I started building my own Koi tank using standard 125 gallon tank: 72.5in x 18.5in x 23in height. It needs to match my height, lower top surface to see the Koi from above the water surface. Most standard tank stands are too tall for good visibility of the entire top surface of water when I need. This stand can be customized with a bit of minor changes if needed.

So here it goes...

***IMPORTANT***
Following corrections needed for the drawings below:

1. The 20 inch long pieces need to be cut shorter because 2" width in purchased wood is less after finishing of the surfaces. I will update the drawings after all errors are listed here. Please make a note if you do follow these plans below.

View 

Google PDF viewer may not correctly show the dimensional data. If you need to go follow this plan please download from the link below.

Download

Rationale:

* This stand is designed for the person who does not have all the wood working tools. It is not the most optimum design in various ways, but an be built by a novice using 2" x 4" as the only material with the minimum tools listed on the drawings. No cutting of wood required after you purchase all the wood pre-cut to length at HomeDepot, Lowes or wherever you buy your lumber.

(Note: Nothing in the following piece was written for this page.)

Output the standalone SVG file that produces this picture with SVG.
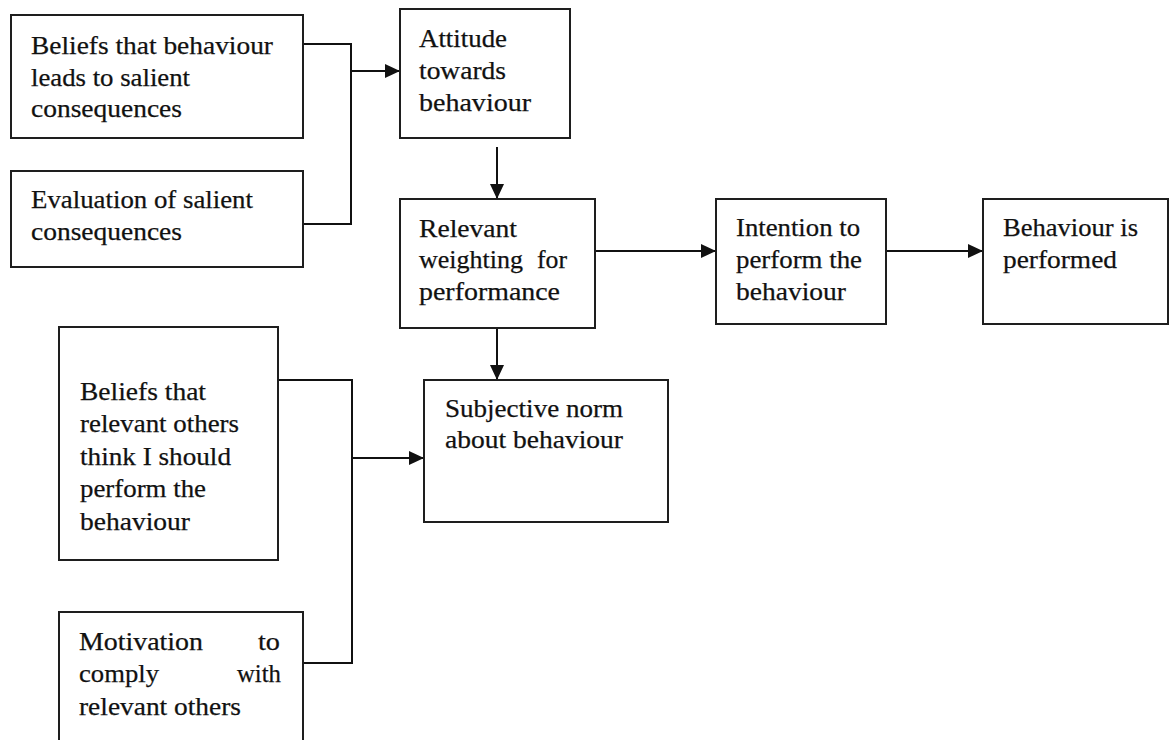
<svg xmlns="http://www.w3.org/2000/svg" width="1170" height="740" viewBox="0 0 1170 740">
  <style>
    .box { fill: #ffffff; stroke: #1e1e1e; stroke-width: 2; }
    .lbl { font-family: "Liberation Serif", "Times New Roman", serif; font-size: 26px; fill: #111111; stroke: #111111; stroke-width: 0.25; }
    .wire { fill: none; stroke: #111111; stroke-width: 2; }
    .arrow { fill: none; stroke: #111111; stroke-width: 2; marker-end: url(#head); }
  </style>
  <defs>
    <marker id="head" viewBox="0 0 15 14" refX="15" refY="7" markerWidth="15" markerHeight="14" markerUnits="userSpaceOnUse" orient="auto">
      <path d="M0,0 L15,7 L0,14 Z" fill="#111111"/>
    </marker>
  </defs>
  <rect width="1170" height="740" fill="#ffffff"/>

  <!-- connectors -->
  <g id="connectors">
    <polyline class="wire" points="303,44 351,44 351,224 303,224"/>
    <line class="arrow" x1="351" y1="71" x2="400" y2="71"/>
    <line class="arrow" x1="497" y1="147" x2="497" y2="199"/>
    <line class="arrow" x1="595" y1="251" x2="716" y2="251"/>
    <line class="arrow" x1="886" y1="251" x2="983" y2="251"/>
    <line class="arrow" x1="497" y1="328" x2="497" y2="380"/>
    <polyline class="wire" points="278,380 352,380 352,663 303,663"/>
    <line class="arrow" x1="352" y1="458" x2="424" y2="458"/>
  </g>

  <!-- nodes -->
  <g id="beliefs-consequences">
    <rect class="box" x="11" y="15" width="292" height="123"/>
    <text class="lbl" x="31" y="54" textLength="242" lengthAdjust="spacingAndGlyphs">Beliefs that behaviour</text>
    <text class="lbl" x="31" y="86" textLength="159" lengthAdjust="spacingAndGlyphs">leads to salient</text>
    <text class="lbl" x="31" y="117" textLength="151" lengthAdjust="spacingAndGlyphs">consequences</text>
  </g>

  <g id="evaluation">
    <rect class="box" x="11" y="171" width="292" height="96"/>
    <text class="lbl" x="31" y="208" textLength="222" lengthAdjust="spacingAndGlyphs">Evaluation of salient</text>
    <text class="lbl" x="31" y="240" textLength="151" lengthAdjust="spacingAndGlyphs">consequences</text>
  </g>

  <g id="attitude">
    <rect class="box" x="400" y="9" width="170" height="129"/>
    <text class="lbl" x="419" y="47" textLength="88" lengthAdjust="spacingAndGlyphs">Attitude</text>
    <text class="lbl" x="419" y="79" textLength="87" lengthAdjust="spacingAndGlyphs">towards</text>
    <text class="lbl" x="419" y="111" textLength="112" lengthAdjust="spacingAndGlyphs">behaviour</text>
  </g>

  <g id="weighting">
    <rect class="box" x="400" y="199" width="195" height="129"/>
    <text class="lbl" x="419" y="237" textLength="98" lengthAdjust="spacingAndGlyphs">Relevant</text>
    <text class="lbl" x="419" y="268" textLength="104" lengthAdjust="spacingAndGlyphs">weighting</text>
    <text class="lbl" x="537" y="268" textLength="30" lengthAdjust="spacingAndGlyphs">for</text>
    <text class="lbl" x="419" y="300" textLength="141" lengthAdjust="spacingAndGlyphs">performance</text>
  </g>

  <g id="intention">
    <rect class="box" x="716" y="199" width="170" height="125"/>
    <text class="lbl" x="736" y="236" textLength="124" lengthAdjust="spacingAndGlyphs">Intention to</text>
    <text class="lbl" x="736" y="268" textLength="126" lengthAdjust="spacingAndGlyphs">perform the</text>
    <text class="lbl" x="736" y="300" textLength="110" lengthAdjust="spacingAndGlyphs">behaviour</text>
  </g>

  <g id="behaviour-performed">
    <rect class="box" x="983" y="199" width="185" height="125"/>
    <text class="lbl" x="1003" y="236" textLength="135" lengthAdjust="spacingAndGlyphs">Behaviour is</text>
    <text class="lbl" x="1003" y="268" textLength="114" lengthAdjust="spacingAndGlyphs">performed</text>
  </g>

  <g id="beliefs-others">
    <rect class="box" x="59" y="327" width="219" height="233"/>
    <text class="lbl" x="80" y="400" textLength="126" lengthAdjust="spacingAndGlyphs">Beliefs that</text>
    <text class="lbl" x="80" y="432" textLength="159" lengthAdjust="spacingAndGlyphs">relevant others</text>
    <text class="lbl" x="80" y="465" textLength="151" lengthAdjust="spacingAndGlyphs">think I should</text>
    <text class="lbl" x="80" y="497" textLength="126" lengthAdjust="spacingAndGlyphs">perform the</text>
    <text class="lbl" x="80" y="530" textLength="110" lengthAdjust="spacingAndGlyphs">behaviour</text>
  </g>

  <g id="motivation">
    <rect class="box" x="59" y="612" width="244" height="140"/>
    <text class="lbl" x="79" y="650" textLength="124" lengthAdjust="spacingAndGlyphs">Motivation</text>
    <text class="lbl" x="258" y="650" textLength="22" lengthAdjust="spacingAndGlyphs">to</text>
    <text class="lbl" x="79" y="682" textLength="80" lengthAdjust="spacingAndGlyphs">comply</text>
    <text class="lbl" x="237" y="682" textLength="44" lengthAdjust="spacingAndGlyphs">with</text>
    <text class="lbl" x="79" y="715" textLength="162" lengthAdjust="spacingAndGlyphs">relevant others</text>
  </g>

  <g id="subjective-norm">
    <rect class="box" x="424" y="380" width="244" height="142"/>
    <text class="lbl" x="445" y="417" textLength="178" lengthAdjust="spacingAndGlyphs">Subjective norm</text>
    <text class="lbl" x="445" y="448" textLength="178" lengthAdjust="spacingAndGlyphs">about behaviour</text>
  </g>
</svg>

* Front face shall not show any screws for aesthetically pleasing appearance, and all external surfaces even on the sides shall have a relatively clean finish.

* Load shall be distributed evenly over the foot print evenly without giving high stresses on the floor. This is best for people with wood floors and other structural floors that may not be able to handle four leg or six leg stands available in the market. The total weight of the loaded tank and stand will be approximately 2000lbs.


----------



## reybie (Jul 18, 2007)

Is it a custom tank? How tall is it going to be, tank and stand?


----------



## Koinyc (May 25, 2011)

Its for a standard 125 gallon tank: 18.5inches x 72.5inches x 23inches in height with black trim. 

Top surface of black trim of tank top is 43inches approx. from the floor.


----------